Prof. Josephine Nabukenya Board of advisors for M.S. in Engineering, Sustainability, and Health

Prof. Josephine Nabukenya

Professor of Information Systems & Health Informatics, and former Dean of the School of Computing and Informatics Technology, Makerere University

Prof. Josephine Nabukenya is a Professor of Information Systems and Health Informatics and former Dean of the School of Computing and Informatics Technology, at Makerere University.

She is the Founder and Chair of the Health Informatics Research Group.

She is a member of the Uganda Health Information & Research (HIRE/eHealth) Technical Working Group, and Digital Health and Interoperability Working Group of Health Data Collaborative.
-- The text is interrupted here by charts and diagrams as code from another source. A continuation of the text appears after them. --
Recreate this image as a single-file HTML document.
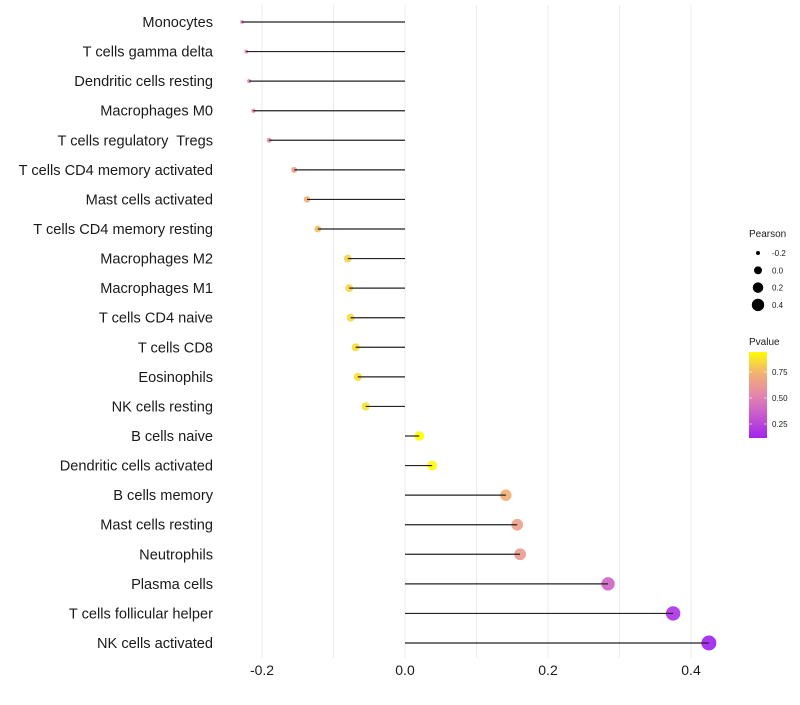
<!DOCTYPE html>
<html><head><meta charset="utf-8"><style>
body{margin:0;background:#fff;}
svg text{font-family:"Liberation Sans",sans-serif;white-space:pre;}
</style></head><body>
<svg id="chart" width="800" height="700"></svg>
<script>
const categories=["Monocytes","T cells gamma delta","Dendritic cells resting","Macrophages M0","T cells regulatory  Tregs","T cells CD4 memory activated","Mast cells activated","T cells CD4 memory resting","Macrophages M2","Macrophages M1","T cells CD4 naive","T cells CD8","Eosinophils","NK cells resting","B cells naive","Dendritic cells activated","B cells memory","Mast cells resting","Neutrophils","Plasma cells","T cells follicular helper","NK cells activated"];
const pearson=[-0.228,-0.222,-0.218,-0.212,-0.190,-0.155,-0.137,-0.122,-0.080,-0.078,-0.076,-0.069,-0.066,-0.055,0.020,0.038,0.141,0.157,0.161,0.284,0.375,0.425];
const pvalue=[0.45,0.5,0.5,0.52,0.55,0.65,0.72,0.77,0.83,0.83,0.84,0.86,0.86,0.87,0.99,0.94,0.72,0.66,0.63,0.38,0.17,0.1];
const xTicks=[-0.2,0,0.2,0.4];
const xTickLabels=["-0.2","0.0","0.2","0.4"];
const gridVals=[-0.2,-0.1,0,0.1,0.2,0.3,0.4];
const sizeLegend=[-0.2,0.0,0.2,0.4];
const colorTicks=[0.75,0.5,0.25];

const NS="http://www.w3.org/2000/svg";
const svg=document.getElementById('chart');
const X=v=>405+v*715;
const Y=i=>22+i*(621/21);
const R=v=>Math.sqrt(Math.max(1,21.7+81.2*v));
function col(p){
  const stops=[[0.1,[160,32,240]],[0.5,[226,128,180]],[0.75,[243,180,110]],[0.95,[255,255,0]]];
  if(p<=stops[0][0])return 'rgb('+stops[0][1]+')';
  for(let k=1;k<stops.length;k++){if(p<=stops[k][0]){const a=stops[k-1],b=stops[k],t=(p-a[0])/(b[0]-a[0]);return 'rgb('+a[1].map((c,j)=>Math.round(c+(b[1][j]-c)*t)).join(',')+')';}}
  return 'rgb(255,255,0)';
}
function el(tag,attrs,parent){const e=document.createElementNS(NS,tag);for(const k in attrs)e.setAttribute(k,attrs[k]);(parent||svg).appendChild(e);return e;}
gridVals.forEach(v=>{
  const l=el('line',{x1:X(v),x2:X(v),y1:5,y2:658,stroke:'#ebebeb','stroke-width':1});
  
  
});
categories.forEach((c,i)=>{
  const t=el('text',{x:213,y:Y(i)+5,'text-anchor':'end','font-size':14.6,fill:'#1a1a1a'});t.textContent=c;
  
  
  const p=el('circle',{cx:X(pearson[i]),cy:Y(i),r:R(pearson[i]),fill:col(pvalue[i]),'fill-opacity':0.9});
  
  
  const s=el('line',{x1:X(0),x2:X(pearson[i]),y1:Y(i),y2:Y(i),stroke:'#222','stroke-width':1.2});
  
  
});
xTicks.forEach((v,i)=>{
  const t=el('text',{x:X(v),y:675,'text-anchor':'middle','font-size':14,fill:'#1a1a1a'});t.textContent=xTickLabels[i];
  
  
});
const lt=el('text',{x:749,y:237,'font-size':10,fill:'#1a1a1a'});lt.textContent='Pearson';


sizeLegend.forEach((v,i)=>{
  const y=253+i*17.3;
  const c=el('circle',{cx:758,cy:y,r:Math.min(6.2,R(v)*0.85),fill:'#000'});
  
  
  const t=el('text',{x:772,y:y+3,'font-size':8,fill:'#1a1a1a'});t.textContent=v.toFixed(1);
  
  
});
const pt=el('text',{x:749,y:345,'font-size':10,fill:'#1a1a1a'});pt.textContent='Pvalue';


const defs=el('defs',{});
const g=el('linearGradient',{id:'cb',x1:0,y1:1,x2:0,y2:0},defs);
for(let k=0;k<=10;k++){const p=0.12+k*0.082;el('stop',{offset:k/10,'stop-color':col(p)},g);}
const bar=el('rect',{x:749,y:352,width:18,height:86,fill:'url(#cb)'});


colorTicks.forEach(v=>{
  const y=372+(0.75-v)*104;
  el('line',{x1:749,x2:752,y1:y,y2:y,stroke:'#fff','stroke-width':0.6});
  el('line',{x1:764,x2:767,y1:y,y2:y,stroke:'#fff','stroke-width':0.6});
  const t=el('text',{x:772,y:y+3,'font-size':8,fill:'#1a1a1a'});t.textContent=v.toFixed(2);
  
  
});
</script>
</body></html>
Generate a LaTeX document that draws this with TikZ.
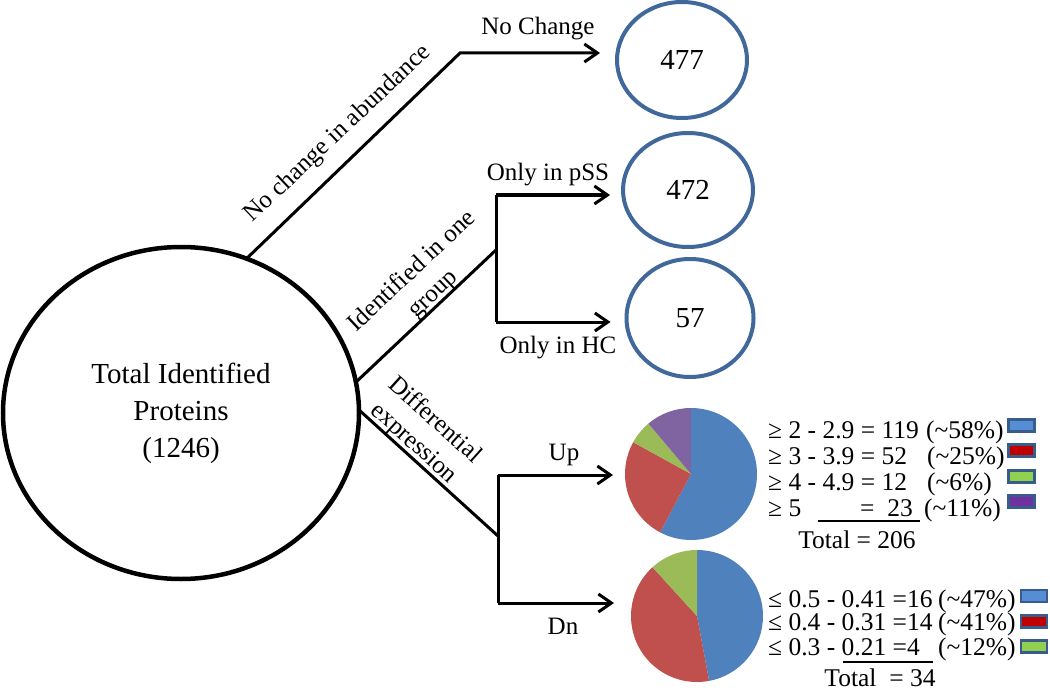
\documentclass[tikz,border=0pt]{standalone}
\usepackage{fontspec}
\setmainfont{Liberation Serif}
\usetikzlibrary{arrows.meta,shapes.geometric}
\definecolor{ringblue}{HTML}{41689B}
\definecolor{keyedge}{HTML}{385D8A}
\definecolor{pieblue}{HTML}{4F81BD}
\definecolor{piered}{HTML}{C0504D}
\definecolor{piegreen}{HTML}{9BBB59}
\definecolor{piepurple}{HTML}{8064A2}
\definecolor{keyblue}{HTML}{558ED5}
\definecolor{keyred}{HTML}{C00000}
\definecolor{keygreen}{HTML}{92D050}
\definecolor{keypurple}{HTML}{7030A0}
\begin{document}
\begin{tikzpicture}[x=1pt,y=-1pt,
  conn/.style={line width=3pt, line join=miter},
  arr/.style={conn, -{Straight Barb[length=13pt,width=18pt,line width=3pt]}},
  ring/.style={ellipse, draw=ringblue, line width=4pt, outer sep=0pt, inner sep=0pt,
    minimum width=130pt, minimum height=116pt, font=\fontsize{29}{34}\selectfont},
  lbl/.style={font=\fontsize{25}{31}\selectfont, inner sep=0pt},
  leg/.style={font=\fontsize{25.5}{28}\selectfont, inner sep=0pt, anchor=base west},
  keybox/.style={draw=keyedge, line width=2.5pt, minimum width=26pt, minimum height=12pt, inner sep=0pt},
  pienode/.style={circle, minimum size=132pt, inner sep=0pt, outer sep=0pt},
]
\useasboundingbox (0,0) rectangle (1050,690);

% main circle
\node[ellipse, draw, line width=4.5pt, outer sep=0pt, minimum width=356pt, minimum height=332pt,
  align=center, font=\fontsize{29}{37}\selectfont] (big) at (181,413)
  {Total Identified\\Proteins\\(1246)};

% result ellipses
\node[ring] (e477) at (682,60) {477};
\node[ring, minimum height=114pt] (e472) at (688,190) {472};
\node[ring, minimum width=127pt, minimum height=118pt] (e57) at (690,318) {57};

% pies
\node[pienode] (uppie) at (691,474) {};
\node[pienode] (dnpie) at (697,616) {};
\fill[pieblue]   (uppie.center) -- ++(-90:66) arc[start angle=-90, end angle=117.96, radius=66] -- cycle;
\fill[piered]    (uppie.center) -- ++(117.96:66) arc[start angle=117.96, end angle=208.83, radius=66] -- cycle;
\fill[piegreen]  (uppie.center) -- ++(208.83:66) arc[start angle=208.83, end angle=229.81, radius=66] -- cycle;
\fill[piepurple] (uppie.center) -- ++(229.81:66) arc[start angle=229.81, end angle=270, radius=66] -- cycle;
\fill[pieblue]   (dnpie.center) -- ++(-90:66) arc[start angle=-90, end angle=79.41, radius=66] -- cycle;
\fill[piered]    (dnpie.center) -- ++(79.41:66) arc[start angle=79.41, end angle=227.65, radius=66] -- cycle;
\fill[piegreen]  (dnpie.center) -- ++(227.65:66) arc[start angle=227.65, end angle=270, radius=66] -- cycle;

% bend coordinates
\coordinate (b1) at (460,53);
\coordinate (b2) at (496,250);
\coordinate (b2t) at (496,195);
\coordinate (b2b) at (496,322);
\coordinate (b3) at (498,536);
\coordinate (b3t) at (498,475);
\coordinate (b3b) at (498,603);

% connectors
\draw[arr, shorten >=17pt] (big.67.8) -- (b1) -- (b1 -| e477.west);
\draw[conn] (big.10.6) -- (b2);
\draw[conn] (b2t) -- (b2b);
\draw[arr, shorten >=13pt] (b2t) -- (b2t -| e472.west);
\draw[arr, shorten >=16pt] (b2b) -- (b2b -| e57.west);
\draw[conn] (big.1) -- (b3);
\draw[conn] (b3t) -- (b3b);
\draw[arr, shorten >=12pt] (b3t) -- (b3t -| uppie.west);
\draw[arr, shorten >=17pt] (b3b) -- (b3b -| dnpie.west);

% labels
\node[lbl, anchor=base] (lnc) at (538,35) {No Change};
\node[lbl, anchor=base] (lpss) at (548,180) {Only in pSS};
\node[lbl, anchor=base] (lhc) at (558,353) {Only in HC};
\node[lbl, anchor=base] (lup) at (564,460) {Up};
\node[lbl, anchor=base] (ldn) at (563,634) {Dn};
\node[lbl, rotate=43.4] (labund) at (338,134) {No change in abundance};
\node[lbl, rotate=43.3, align=center] (lident) at (423,283) {Identified in one\\group};
\node[lbl, rotate=-42, align=center] (ldiff) at (424,432) {Differential\\expression};

% Up legend
\node[leg] (u1) at (768,438) {≥ 2 - 2.9 = 119};
\node[leg] (u1p) at (926,438) {(\textasciitilde 58\%)};
\node[leg] (u2) at (768,464) {≥ 3 - 3.9 = 52};
\node[leg] (u2p) at (927,464) {(\textasciitilde 25\%)};
\node[leg] (u3) at (768,490) {≥ 4 - 4.9 = 12};
\node[leg] (u3p) at (927,490) {(\textasciitilde 6\%)};
\node[leg] (u4) at (768,516) {≥ 5};
\node[leg, anchor=base east] (u4n) at (913,516) {= \ 23};
\node[leg] (u4p) at (924,516) {(\textasciitilde 11\%)};
\draw[line width=1.8pt] (818,521) -- (920,521);
\node[leg, anchor=base] (utot) at (857,548) {Total = 206};
\node[keybox, fill=keyblue] (k1) at (1021.5,425.5) {};
\node[keybox, fill=keyred] (k2) at (1021.5,450.5) {};
\node[keybox, fill=keygreen] (k3) at (1021.5,476.5) {};
\node[keybox, fill=keypurple] (k4) at (1021.5,501.5) {};

% Dn legend
\node[leg] (d1) at (768,607) {≤ 0.5 - 0.41 =16};
\node[leg] (d1p) at (938,607) {(\textasciitilde 47\%)};
\node[leg] (d2) at (768,630) {≤ 0.4 - 0.31 =14};
\node[leg] (d2p) at (938,630) {(\textasciitilde 41\%)};
\node[leg] (d3) at (768,655) {≤ 0.3 - 0.21 =4};
\node[leg] (d3p) at (938,655) {(\textasciitilde 12\%)};
\draw[line width=1.8pt] (843,662) -- (933,662);
\node[leg, anchor=base] (dtot) at (880,686) {Total \ = 34};
\node[keybox, fill=keyblue] (k5) at (1034,596) {};
\node[keybox, fill=keyred] (k6) at (1034,621.5) {};
\node[keybox, fill=keygreen] (k7) at (1034,646.5) {};
\end{tikzpicture}
\end{document}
She is also a Member of the Advisory Steering Committee for the Digital Health Applied Leadership Programme (DHALP) running in the African region.

She was part of the 10-member Core Team that developed the Uganda eHealth Policy and Strategy, and collaborated with the Ministry of Health (MoH) for its implementation.

Josephine spearheaded the development of the Health Informatics Graduate programs (MSc & PhD) at Makerere University, and has supported the same graduate program development within East Africa, as well as the Digital Health curriculum for Ministries of Health Managers in the African Region under AFRO-WHO & ITU.

With over 19 years of research experience and published widely in Information Systems with a focus on health informatics and data science. She is also an editorial member of various international Health Informatics journals. She is currently leading research on a number of themes, including but not limited to: 1) Feasibility for Strengthening Uganda’s Health System through Standardizing Digital Health: Enterprise Architecture, Standards and eRegistries; 2) Potential for Transforming Health in Uganda through an Electronic Health Data Sharing Platform and Data Science; 3) Development of an Evaluation Framework to Measure Performance Outcomes and Impact of Digital Health Interventions on Healthcare in Uganda; 4) Designing and Piloting of a Mobile-based Technology linking Mothers to Health Providers and Health Facilities to Reduce Maternal and New-born Deaths in Uganda during- and post- COVID-19 Pandemic; and 5) Implementing and Evaluation of a low-resource digital infrastructure in Uganda: Visualization and Interpretation of Radiographic Images to improve access to imaging services in regional referral hospitals.